UCEDD Funding Alert

March 7, 2018


pdf File Issue Brief for Meetings with Congress (892KB) [download]


The President's FY 2019 Budget Request cuts the funding for UCEDDs by $6 million from $39 to $33 million, or more than 15%. In fact, a $5.5 million increase over the expected FY 2018 level is needed to meet the growth of scope of work as related to assisting states to effectively implement recently enacted Federal laws, and the growth of need around autism, Zika, and neonatal abstinence syndrome. UCEDD directors, health professionals, trainees, families, and allies must educate their Members of Congress about why this training program is important, how it serves your state, and why increased funding is needed.

(in millions)

FY2016 FY2017 FY18 CR
AUCD's FY2019
 $38.0  $39.0  $39.0  $38.0  $43.5


The national network of 67 University Centers for Excellence in Developmental Disabilities (UCEDDs) meets needs of people with disabilities and their families in 56 states and Territories. Their complex needs exist from birth through death; and impact health, education, employment, transportation, housing, accessibility, community integration, caregiving, and more. UCEDDs respond to state and local needs of people with disabilities and their families through coordinated efforts to increase independence, productivity, community inclusion, and self-determination. Unique in their role, UCEDDs do these activities:

  • Identify needs of people with disabilities and their families in the state/Territory;
  • Conduct research to identify the best practices and interventions to meet those needs;
  • Support state and local governments, businesses, schools, non-profits, and others to implement these best practices, interventions, and related policies;
  • Develop programs and provide services to people with disabilities and their families;
  • Provide continuing education to professionals and other community members on best practices;
  • Train undergraduate and graduate students for their future employment in a vast array of fields supporting people with disabilities and their families to meet workforce needs;
  • Publish and share their research findings and activities publicly to avoid duplication of efforts.
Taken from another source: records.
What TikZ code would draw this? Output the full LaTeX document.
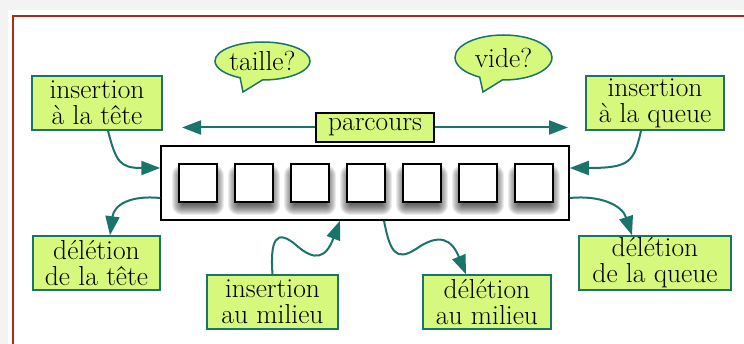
\documentclass[tikz,border=0pt]{standalone}
\usetikzlibrary{arrows.meta,shapes.callouts,calc}
\definecolor{bgrey}{RGB}{243,243,243}
\definecolor{framered}{RGB}{175,40,30}
\definecolor{lgreen}{RGB}{214,248,124}
\definecolor{tealc}{RGB}{26,116,106}
\begin{document}
\begin{tikzpicture}[x=1pt,y=-1pt,
  every node/.style={font=\fontsize{27.5}{26}\selectfont, inner sep=0pt},
  opbox/.style={draw=tealc, line width=1.5pt, fill=lgreen, align=center, minimum height=54pt},
  bubble/.style={ellipse callout, draw=tealc, line width=1.5pt, fill=lgreen, callout pointer arc=28},
  cell/.style={draw=black, line width=1.7pt, fill=white, minimum width=38pt, minimum height=38pt},
  conn/.style={draw=tealc, line width=2pt, -{Triangle[length=19pt,width=14pt]}}
]
\useasboundingbox (0,0) rectangle (744,344);
\fill[bgrey] (0,0) rectangle (744,344);
\fill[white] (8,10) rectangle (744,344);
\draw[framered, line width=1.8pt] (13,350) -- (13,16) -- (750,16);

% container
\node[draw=black, line width=1.5pt, fill=white, minimum width=408pt, minimum height=74pt] (ct) at (365,183) {};
% soft shadows under the cells
\foreach \i in {0,...,6}{
  \foreach \r in {0,...,10}{
    \pgfmathsetmacro\xx{198+56*\i}
    \fill[black, opacity=0.075, rounded corners=\r pt] (\xx-16-\r,175-\r) rectangle (\xx+16+\r,205+\r);
  }
}
\foreach \i in {0,...,6} {
  \node[cell] (c\i) at (198+56*\i,183) {};
}

% boxes
\node[opbox, minimum width=130pt] (it) at (97,103) {insertion\\à la tête};
\node[opbox, minimum width=138pt] (iq) at (655,103) {insertion\\à la queue};
\node[opbox, minimum width=127pt] (dt) at (96.5,263) {délétion\\de la tête};
\node[opbox, minimum width=152pt] (dq) at (655,263) {délétion\\de la queue};
\node[opbox, minimum width=131pt] (im) at (272.5,302) {insertion\\au milieu};
\node[opbox, minimum width=128pt] (dm) at (487,302) {délétion\\au milieu};
\node[draw=black, line width=1.7pt, fill=lgreen, minimum width=118pt, minimum height=29pt] (pc) at (375,127.5) {parcours};

% bubbles
\node[bubble, minimum width=95pt, minimum height=38pt, callout absolute pointer={(243,92)}] (ta) at (262.5,61) {taille?};
\node[bubble, minimum width=97pt, minimum height=45pt, callout absolute pointer={(483,92)}] (vi) at (503.5,57.5) {vide?};

% parcours arrows
\coordinate (pl) at (182,127.5);
\coordinate (pr) at (568,127.5);
\draw[conn] (pc.west) -- (pl);
\draw[conn] (pc.east) -- (pr);

% connectors
\draw[conn] ([xshift=11pt]it.south) .. controls (116,162) and (120,168) .. ([yshift=15pt]ct.west);
\draw[conn] ([xshift=-14pt]iq.south) .. controls (634,162) and (630,168) .. ([yshift=15pt]ct.east);
\draw[conn] ([yshift=-15pt]ct.west) .. controls (130,195) and (114,205) .. ([xshift=13.5pt]dt.north);
\draw[conn] ([yshift=-15pt]ct.east) .. controls (600,195) and (622,205) .. ([xshift=-23pt]dq.north);
\draw[conn] (im.north) .. controls (270,240) and (276,228) .. (296,245) .. controls (315,262) and (326,258) .. ([xshift=-25pt]ct.south);
\draw[conn] ([xshift=19pt]ct.south) .. controls (390,252) and (396,262) .. (416,249) .. controls (440,232) and (452,240) .. ([xshift=-21pt]dm.north);
\end{tikzpicture}
\end{document}
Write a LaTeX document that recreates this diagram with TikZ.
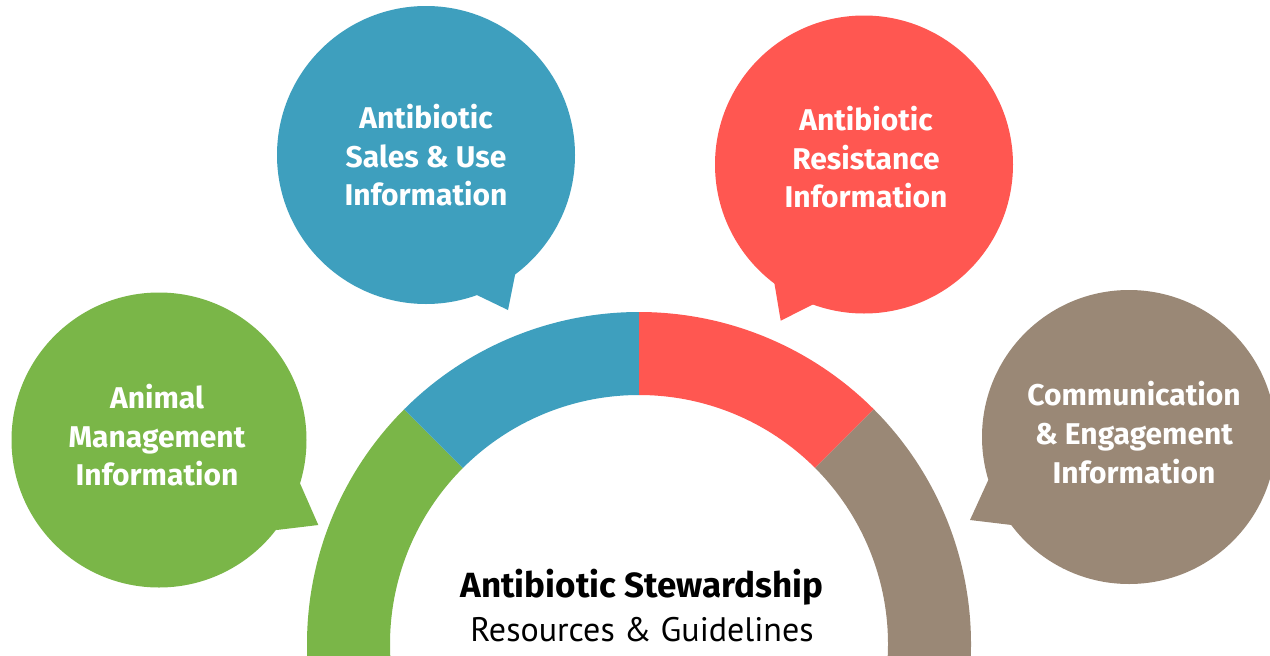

UCEDDs are funded by the Administration on Intellectual and Developmental Disabilities at $547,000. The requested increase would raise each core grant to $600,000 annually to conduct these activities. This funding would enable the UCEDDs to leverage additional funding from public and private sources to conduct necessary research, service, and training activities, and enable the UCEDDs to coordinate multiple funding streams to meet the complex life-long needs of people with disabilities and their families in ways that result in better health, improved education, and increased employment. This ultimately reduces reliance on social service systems and entitlement programs, and develops citizens' ability to contribute to the economy and federal/state tax base.

Take Action

Use AUCD's Action Center to send an email about the importance of UCEDDs to your Senators and Representative

Call your Representative/Senators:

  • Dial the Capitol Switchboard at 202-224-3121 and ask for the office of your Representative/Senators
  • Ask to speak to the person working on health and disability funding issues

Message: "I am calling Representative/Senator ___________ to urge support of full funding for the University Centers for Excellence in Developmental Disabilities Education, Research and Service (UCEDD) (SAY NAME OF YOUR PROGRAM) in our state. [use talking points below for more] Thank you."

Additional Talking Points

  • UCEDDs work in collaboration with other state/Territory agencies to create lasting change to improve lives.
    • An example is the Children's Freedom Initiative in Georgia where the Institute on Human Development and Disability, the Center on Leadership in Disability (both UCEDDs), the Governor's Council on Developmental Disabilities, The Georgia Advocacy Office, the Statewide Independent Living Council, and People First of Georgia each contributed their unique efforts and expertise to make sure that all children living in hospitals, nursing homes, and other private facilities are supported to live with permanent loving families and that in the future, no child will be institutionalized in the state of Georgia.
    • Swap with an example from your state
  • UCEDDs also contribute to national disability research coordination efforts, such as:
    • ACL's Interagency Committee on Disability Research;
    • GAO's 2017 report on Youth with Autism;
    • DOL's Advisory Committee on Increasing Competitive Integrated employment for Individuals with Disabilities; and
    • ED, HHS, DOL, and SSA interagency collaboration on Promoting the Readiness of Minors in Supplemental Security Income (PROMISE) program to improve the education and career outcomes of youth with disabilities receiving SSI benefits and their families.
  • The federal investment in the UCEDD network results in research-informed policies and practices that decrease federal and state burden of institutional care and long-term services for people with disabilities and their families; increase workforce training and competitive, integrated employment of people with disabilities and the professionals who support them; and coordinate and collaborate across public and private funders and service providers.